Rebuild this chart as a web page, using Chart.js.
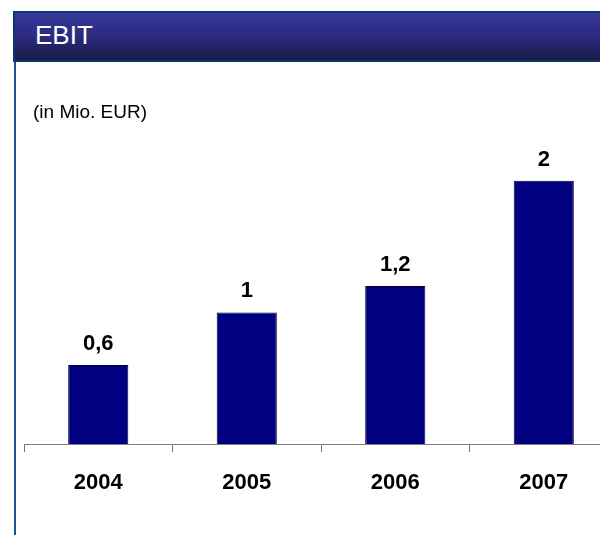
<!DOCTYPE html>
<html>
<head>
<meta charset="utf-8">
<script src="https://cdn.jsdelivr.net/npm/chart.js@4/dist/chart.umd.min.js"></script>
<style>
    html, body { margin: 0; padding: 0; background: #fff; overflow: hidden; }
    body { width: 600px; height: 535px; position: relative; font-family: "Liberation Sans", Arial, sans-serif; }
    .header {
        position: absolute; left: 13px; top: 11px; width: 620px; height: 47px;
        border: 2px solid #0b3766;
        background: linear-gradient(to bottom, #37379b 0%, #2a2a80 50%, #1a1a48 100%);
    }
    .header span { position: absolute; left: 20px; top: 9px; color: #fff; font-size: 26px; line-height: 1; }
    .side-line { position: absolute; left: 14px; top: 62px; width: 2px; height: 480px; background: #21508e; }
    .unit { position: absolute; left: 33px; top: 101px; font-size: 19px; color: #000; }
    .chart-box { position: absolute; left: 0; top: 0; width: 640px; height: 535px; }
</style>
</head>
<body>
<div class="chart-box"><canvas id="chart-bars" width="640" height="535"></canvas></div>
<div class="header"><span>EBIT</span></div>
<div class="side-line"></div>
<div class="unit">(in Mio. EUR)</div>
<script>
var years = ['2004', '2005', '2006', '2007'];
var ebitValues = [0.6, 1, 1.2, 2];

function formatDe(v) {
    return String(v).replace('.', ',');
}

// values above the bars
var barLabels = {
    id: 'barLabels',
    afterDatasetsDraw: function (chart) {
        var ctx = chart.ctx;
        var meta = chart.getDatasetMeta(0);
        ctx.save();
        ctx.font = 'bold 22px "Liberation Sans", Arial, sans-serif';
        ctx.fillStyle = '#000';
        ctx.textAlign = 'center';
        ctx.textBaseline = 'alphabetic';
        meta.data.forEach(function (bar, i) {
            ctx.fillText(formatDe(chart.data.datasets[0].data[i]), bar.x, bar.y - 15);
        });
        ctx.restore();
    }
};

var ctx = document.getElementById('chart-bars').getContext('2d');
var myChart = new Chart(ctx, {
    type: 'bar',
    data: {
        labels: years,
        datasets: [{
            data: ebitValues,
            backgroundColor: '#000080',
            borderColor: '#000033',
            borderWidth: 1,
            categoryPercentage: 1,
            barPercentage: 0.405
        }]
    },
    options: {
        responsive: false,
        animation: false,
        layout: { padding: { left: 24, right: 22, top: 115, bottom: 0 } },
        plugins: {
            legend: { display: false },
            tooltip: { enabled: false }
        },
        scales: {
            y: {
                display: false,
                min: 0,
                max: 2.5
            },
            x: {
                grid: {
                    display: true,
                    offset: true,
                    drawOnChartArea: false,
                    drawTicks: true,
                    tickLength: 8,
                    color: '#707070'
                },
                border: { display: true, color: '#808080', width: 1 },
                ticks: {
                    color: '#000',
                    padding: 18,
                    font: { family: '"Liberation Sans", Arial, sans-serif', size: 22, weight: 'bold' }
                },
                afterFit: function (scale) {
                    scale.height = 91;
                }
            }
        }
    },
    plugins: [barLabels]
});
</script>
</body>
</html>
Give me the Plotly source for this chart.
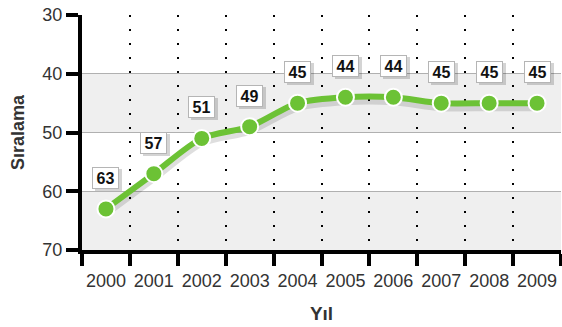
import plotly.graph_objects as go

years = ["2000", "2001", "2002", "2003", "2004", "2005", "2006", "2007", "2008", "2009"]
ranks = [63, 57, 51, 49, 45, 44, 44, 45, 45, 45]
y_ticks = [30, 40, 50, 60, 70]

green = "#6cc235"
font_family = "Liberation Sans, Arial, sans-serif"

fig = go.Figure()

# soft shadow under the line
fig.add_trace(go.Scatter(
    x=years, y=[r + 0.6 for r in ranks], mode="lines",
    line=dict(color="rgba(0,0,0,0.13)", width=9, shape="spline", smoothing=0.8),
    hoverinfo="skip", showlegend=False,
))
fig.add_trace(go.Scatter(
    x=years, y=ranks, mode="lines+markers",
    line=dict(color=green, width=6, shape="spline", smoothing=0.8),
    marker=dict(size=17, color=green, line=dict(color="white", width=2)),
    showlegend=False,
))

# alternating horizontal bands
for lo, hi in [(40, 50), (60, 70)]:
    fig.add_shape(type="rect", xref="paper", yref="y", x0=0, x1=1, y0=lo, y1=hi,
                  fillcolor="#efefef", line=dict(width=0), layer="below")

# value labels in boxes with a drop shadow (x given as category index)
for i, r in enumerate(ranks):
    fig.add_annotation(x=i, y=r, xref="x", yref="y", text=" ",
                       showarrow=False, yshift=29, xshift=3,
                       width=27, height=22, borderpad=0, borderwidth=0,
                       bgcolor="rgba(0,0,0,0.17)")
    fig.add_annotation(x=i, y=r, xref="x", yref="y", text=f"<b>{r}</b>",
                       showarrow=False, yshift=31,
                       width=25, height=20, borderpad=0,
                       font=dict(size=16, color="#111", family=font_family),
                       bgcolor="white", bordercolor="#b5b5b5", borderwidth=1)

fig.update_layout(
    width=562, height=327,
    margin=dict(l=82, r=1, t=15, b=77),
    plot_bgcolor="white", paper_bgcolor="white",
    font=dict(family=font_family, color="#333", size=17),
    xaxis=dict(
        type="category", categoryorder="array", categoryarray=years,
        tickson="boundaries", ticks="outside", ticklen=12, tickwidth=4, tickcolor="black",
        showline=True, linecolor="black", linewidth=4, tickangle=0,
        ticklabelstandoff=11,
        showgrid=True, gridcolor="black", gridwidth=2, griddash="2px,12px",
        tickfont=dict(size=18, color="#333"),
        title=dict(text="<b>Yıl</b>", font=dict(size=19, color="#333"), standoff=18),
        range=[-0.5, 9.5], fixedrange=True, automargin=False,
    ),
    yaxis=dict(
        range=[70, 30], tickvals=y_ticks, ticks="outside", ticklen=12, tickwidth=4,
        tickcolor="black", showline=True, linecolor="black", linewidth=4,
        showgrid=True, gridcolor="#b0b0b0", gridwidth=1,
        tickfont=dict(size=18, color="#333"),
        title=dict(text="<b>Sıralama</b>", font=dict(size=18, color="#333"), standoff=14),
        zeroline=False, fixedrange=True, automargin=False,
    ),
)

fig.write_html("out.html")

***

- [Prompt]
Set down, without pictures, the lines between the line holding "Give me the Plotly source for this chart." and the line holding "fig = go.Figure()", both inclusive.

- [Exercise output]
Give me the Plotly source for this chart.
import plotly.graph_objects as go

years = ["2000", "2001", "2002", "2003", "2004", "2005", "2006", "2007", "2008", "2009"]
ranks = [63, 57, 51, 49, 45, 44, 44, 45, 45, 45]
y_ticks = [30, 40, 50, 60, 70]

green = "#6cc235"
font_family = "Liberation Sans, Arial, sans-serif"

fig = go.Figure()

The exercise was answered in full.